[Begin Source data]
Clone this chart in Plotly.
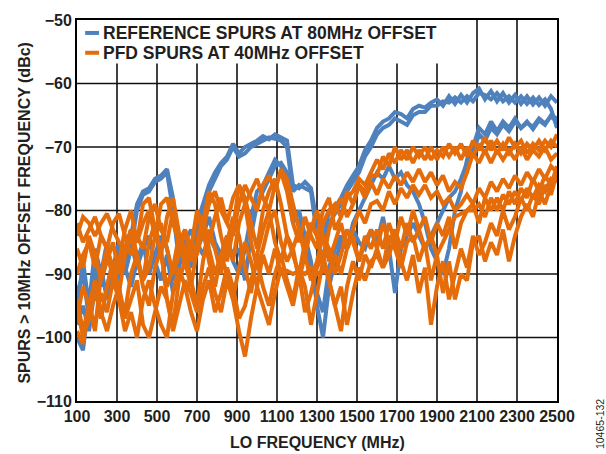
import plotly.graph_objects as go

# LO sweep points (MHz)
lo_mhz = list(range(100, 2501, 30))

# Reference spurs at 80 MHz offset (dBc), one list per measured part
ref_spurs_1 = [
    -96, -88, -95, -86, -90, -85, -91, -86, -88, -84,
    -79, -77, -76.5, -75, -74.5, -73.5, -78, -86, -84, -87,
    -82, -79, -76, -74, -72.5, -71.5, -69.5, -71, -70, -69.5,
    -69, -68.3, -68.8, -68, -68.5, -69, -76, -76.5, -75.5, -76.5,
    -82, -85, -80, -79.5, -78, -76, -74.5, -73, -70.5, -69,
    -67, -66, -65.5, -64.5, -64.8, -65.5, -64, -63.5, -63.8, -63,
    -62.5, -63.5, -62, -63.2, -61.8, -63, -61.5, -60.8, -62.5, -61.2,
    -62.8, -61.5, -63, -61.8, -63.2, -62, -63.3, -62.2, -63.5, -62,
    -63,
]
ref_spurs_2 = [
    -93, -90, -97, -88, -92, -87, -89, -85, -90, -86,
    -80, -77.5, -77, -75.5, -75, -74, -80, -88, -85, -89,
    -84, -80, -77, -75, -73, -72, -70, -71.5, -71, -70,
    -69.5, -69, -68.5, -68.7, -69, -70, -77, -76, -76.5, -77,
    -84, -88, -82, -80.5, -79, -77, -75.5, -74, -71.5, -70,
    -68, -67, -66.5, -65.5, -66, -66.5, -65, -64.5, -64.5, -63.5,
    -63.5, -62.8, -63, -62.2, -63, -62, -62.8, -61.5, -61.8, -62.5,
    -61.5, -62.8, -62, -63, -62, -63.2, -62.2, -63.4, -62.5, -64,
    -67,
]
ref_spurs_3 = [
    -100, -102, -94, -90, -97, -92, -88, -91, -87, -85,
    -89, -86, -84, -88, -91, -87, -93, -89, -85, -83,
    -86, -84, -81, -85, -87, -84, -88, -90, -86, -81,
    -77, -76, -74, -72, -73, -75, -82, -80, -84, -88,
    -95, -100, -92, -88, -85, -86, -82, -80, -78, -76,
    -74, -75, -73, -75, -74, -76, -77, -79, -82, -86,
    -88, -90, -86, -80, -77, -72, -70, -67, -68, -66,
    -67.5, -66, -67, -65.5, -67, -66, -67.2, -65.8, -66.5, -65,
    -65.5,
]
ref_spurs_4 = [
    -98, -95, -99, -92, -89, -94, -90, -86, -89, -92,
    -88, -85, -90, -87, -84, -86, -91, -88, -86, -89,
    -85, -87, -84, -86, -88, -85, -87, -86, -91, -84,
    -79, -77, -75, -73, -72.5, -74, -80, -82, -86, -90,
    -93, -96, -89, -86, -84, -86, -83, -85, -86, -83,
    -85, -81, -86, -93, -86, -84, -82, -84, -86, -84,
    -82, -80, -78, -77, -75, -72.5, -71, -68, -69, -67,
    -68, -66.5, -67.5, -66, -67, -66.2, -66.8, -65.5, -66.3, -65.2,
    -66,
]

# PFD spurs at 40 MHz offset (dBc)
pfd_spurs_1 = [
    -84, -81, -82, -84, -82, -80.5, -83, -85, -86, -83,
    -85, -82, -80, -84, -79, -78, -82, -85, -83, -86,
    -81, -83, -79, -77, -80, -82, -78, -76, -79, -77,
    -75, -78, -80, -76, -74, -77, -82, -85, -81, -84,
    -86, -82, -80, -79, -81, -78, -77, -75, -76, -74,
    -72, -73.5, -71, -72.5, -70.5, -72, -70, -71.5, -70, -72,
    -70.5, -71.5, -69.5, -71, -69.5, -71.5, -69, -70.5, -68.5, -70.5,
    -69, -70.5, -68.5, -70, -69, -71, -69.5, -70.5, -69, -70,
    -68,
]
pfd_spurs_2 = [
    -82, -85, -83, -81, -84, -86, -82, -80.5, -84, -87,
    -84, -86, -81, -79, -83, -85, -80, -84, -88, -85,
    -87, -83, -85, -81, -78, -82, -84, -79, -76, -78,
    -80, -76, -74.5, -77, -73.5, -75, -79, -83, -86, -82,
    -84, -88, -83, -80, -78, -81, -79, -76, -77, -74.5,
    -74.5, -71.5, -73, -70, -72, -70.5, -72.5, -70.5, -72, -70,
    -72, -70, -71.5, -70, -72, -70, -71.5, -69.5, -71, -69,
    -71, -69.5, -71, -69.5, -71, -69.5, -70.5, -69, -70.5, -69,
    -70,
]
pfd_spurs_3 = [
    -90, -87, -85, -89, -84, -86, -91, -88, -83, -80,
    -85, -79, -78, -83, -87, -81, -78, -84, -89, -86,
    -80, -82, -77, -79, -84, -88, -83, -76, -78, -82,
    -86, -80, -77, -75, -79, -84, -87, -90, -85, -82,
    -84, -80, -78, -83, -81, -77, -79, -76, -78, -75.5,
    -77.5, -75, -76.5, -74.5, -76, -74, -75.5, -73.5, -75.5, -74,
    -76, -74.5, -77, -75.5, -76.5, -74, -71, -72.5, -70.5, -72.5,
    -70.5, -72, -70.5, -72, -70, -72, -70.5, -71.5, -70, -72,
    -71,
]
pfd_spurs_4 = [
    -97, -92, -95, -99, -90, -86, -89, -93, -87, -84,
    -88, -91, -85, -82, -87, -92, -89, -84, -86, -91,
    -95, -88, -83, -86, -90, -85, -81, -84, -89, -93,
    -87, -83, -80, -85, -88, -84, -86, -91, -87, -83,
    -80, -84, -88, -85, -82, -86, -83, -80, -82, -79,
    -78.5, -80, -77, -79, -76.5, -78, -76, -77.5, -76, -78,
    -77, -79, -78, -80, -79, -77.5, -79, -76.5, -78, -75.5,
    -77, -75, -76.5, -74.5, -76, -74, -75.5, -73.5, -75, -73,
    -74,
]
pfd_spurs_5 = [
    -94, -99, -95, -91, -97, -92, -88, -93, -96, -90,
    -87, -92, -95, -89, -86, -94, -98, -91, -88, -92,
    -86, -83, -88, -92, -87, -90, -94, -89, -85, -88,
    -92, -87, -90, -86, -90, -89.5, -90, -89.5, -90, -89,
    -90, -89.5, -90, -87, -90, -86, -84, -88, -85, -83,
    -86, -82, -85, -83, -86, -82, -85, -83, -86, -84,
    -87, -85, -83, -81, -80.5, -80, -80, -79, -81, -78,
    -80, -77.5, -79, -77, -78.5, -76.5, -78, -76, -77, -75,
    -75.5,
]
pfd_spurs_6 = [
    -99, -101, -95, -98, -93, -96, -91, -94, -99, -96,
    -100, -94, -91, -95, -98, -100, -93, -89, -92, -96,
    -99, -94, -91, -96, -93, -89, -92, -97, -95, -91,
    -88, -92, -95, -90, -87, -91, -94, -89, -92, -98,
    -93, -88, -91, -95, -99, -92, -88, -91, -87, -89,
    -86, -89, -87, -84, -88, -91, -87, -93, -89, -98,
    -92, -88, -94, -90, -86, -89, -84, -87, -85, -82,
    -84, -80, -83, -81, -78, -80, -77.5, -79, -76, -77.5,
    -74,
]
pfd_spurs_7 = [
    -95, -100, -97, -93, -96, -99, -95, -92, -97, -94,
    -91, -98, -100, -96, -92, -94, -99, -95, -91, -93,
    -96, -92, -89, -93, -96, -91, -94, -99, -103, -97,
    -92, -95, -98, -93, -89, -92, -95, -90, -96, -93,
    -89, -87, -91, -95, -92, -98, -93, -89, -91, -88,
    -87, -89, -84, -86, -89, -85, -84, -88, -85, -91,
    -87, -93, -88, -94, -90, -91, -85, -84, -88, -85,
    -87, -83, -88, -84, -81, -79, -81, -77, -79, -76,
    -73,
]
pfd_spurs_8 = [
    -86, -89, -84, -87, -91, -88, -85, -90, -86, -83,
    -87, -91, -89, -84, -82, -86, -90, -87, -83, -88,
    -85, -81, -86, -90, -87, -84, -88, -82, -79, -85,
    -89, -86, -82, -80, -85, -88, -86, -83, -87, -91,
    -88, -84, -86, -90, -87, -83, -85, -88, -84, -86,
    -83, -86, -82, -85, -81, -84, -80, -83, -81, -85,
    -82, -84, -81, -86, -82, -80, -79, -82, -78, -80,
    -78, -80, -77, -79, -76.5, -78, -75, -77, -74.5, -76,
    -74.5,
]

x_tick_vals = list(range(100, 2501, 200))
y_tick_vals = list(range(-110, -49, 10))

ref_series = [ref_spurs_1, ref_spurs_2, ref_spurs_3, ref_spurs_4]
pfd_series = [pfd_spurs_1, pfd_spurs_2, pfd_spurs_3, pfd_spurs_4,
              pfd_spurs_5, pfd_spurs_6, pfd_spurs_7, pfd_spurs_8]

BLUE = "#4F81BD"
ORANGE = "#E46C0A"
TEXT = "#231F20"
GRID = "#111111"
FONT = "Liberation Sans, Arial, sans-serif"

fig = go.Figure()
for ys in ref_series:
    fig.add_trace(go.Scatter(x=lo_mhz, y=ys, mode="lines",
                             line=dict(color=BLUE, width=4),
                             hoverinfo="skip", showlegend=False))
for ys in pfd_series:
    fig.add_trace(go.Scatter(x=lo_mhz, y=ys, mode="lines",
                             line=dict(color=ORANGE, width=4),
                             hoverinfo="skip", showlegend=False))

axis_common = dict(
    showgrid=False,
    showline=True, mirror=True, linecolor="#000000", linewidth=2,
    ticks="", zeroline=False,
    tickfont=dict(family=FONT, size=16, color=TEXT, weight="bold"),
)
fig.update_xaxes(range=[100, 2500], tickvals=x_tick_vals, **axis_common)
fig.update_yaxes(range=[-110, -50], tickvals=y_tick_vals, **axis_common)

# solid dark grid, drawn between the background and the traces
for xv in x_tick_vals[1:-1]:
    fig.add_shape(type="line", xref="x", yref="paper", x0=xv, x1=xv, y0=0, y1=1,
                  line=dict(color=GRID, width=1.6), layer="between")
for yv in y_tick_vals[1:-1]:
    fig.add_shape(type="line", xref="paper", yref="y", x0=0, x1=1, y0=yv, y1=yv,
                  line=dict(color=GRID, width=1.6), layer="between")

# white panel behind the legend lines
fig.add_shape(type="rect", xref="paper", yref="paper",
              x0=0.0, x1=0.80, y0=0.886, y1=1.0,
              fillcolor="white", line=dict(width=0), layer="between")

legend_items = [("REFERENCE SPURS AT 80MHz OFFSET", BLUE, 0.966),
                ("PFD SPURS AT 40MHz OFFSET", ORANGE, 0.914)]
for label, color, ypos in legend_items:
    fig.add_shape(type="line", xref="paper", yref="paper",
                  x0=0.017, x1=0.046, y0=ypos, y1=ypos,
                  line=dict(color=color, width=4))
    fig.add_annotation(xref="paper", yref="paper", x=0.05, y=ypos,
                       xanchor="left", yanchor="middle", showarrow=False,
                       text=label,
                       font=dict(family=FONT, size=17.5, color=TEXT, weight="bold"))

# axis titles
fig.add_annotation(xref="paper", yref="paper", x=0.5, y=-0.11,
                   xanchor="center", yanchor="middle", showarrow=False,
                   text="LO FREQUENCY (MHz)",
                   font=dict(family=FONT, size=16, color=TEXT, weight="bold"))
fig.add_annotation(xref="paper", yref="paper", x=-0.11, y=0.495,
                   xanchor="center", yanchor="middle", showarrow=False,
                   textangle=-90,
                   text="SPURS > 10MHz OFFSET FREQUENCY (dBc)",
                   font=dict(family=FONT, size=16, color=TEXT, weight="bold"))

# figure number
fig.add_annotation(xref="paper", yref="paper", x=1.09, y=-0.06,
                   xanchor="center", yanchor="middle", showarrow=False,
                   textangle=-90, text="10465-132",
                   font=dict(family=FONT, size=10.5, color=TEXT))

fig.update_layout(
    width=606, height=454,
    margin=dict(l=77, r=49, t=16, b=53),
    plot_bgcolor="white", paper_bgcolor="white",
    showlegend=False,
    font=dict(family=FONT, color=TEXT),
)

fig.write_html("out.html")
[End Source data]
• _Exercise directions_
Repeat exactly and only the lines from the start of the data above through the line that holds "lo_mhz = list(range(100, 2501, 30))", inclusive. Pictures do not belong in the copy.

• _Answer_
Clone this chart in Plotly.
import plotly.graph_objects as go

# LO sweep points (MHz)
lo_mhz = list(range(100, 2501, 30))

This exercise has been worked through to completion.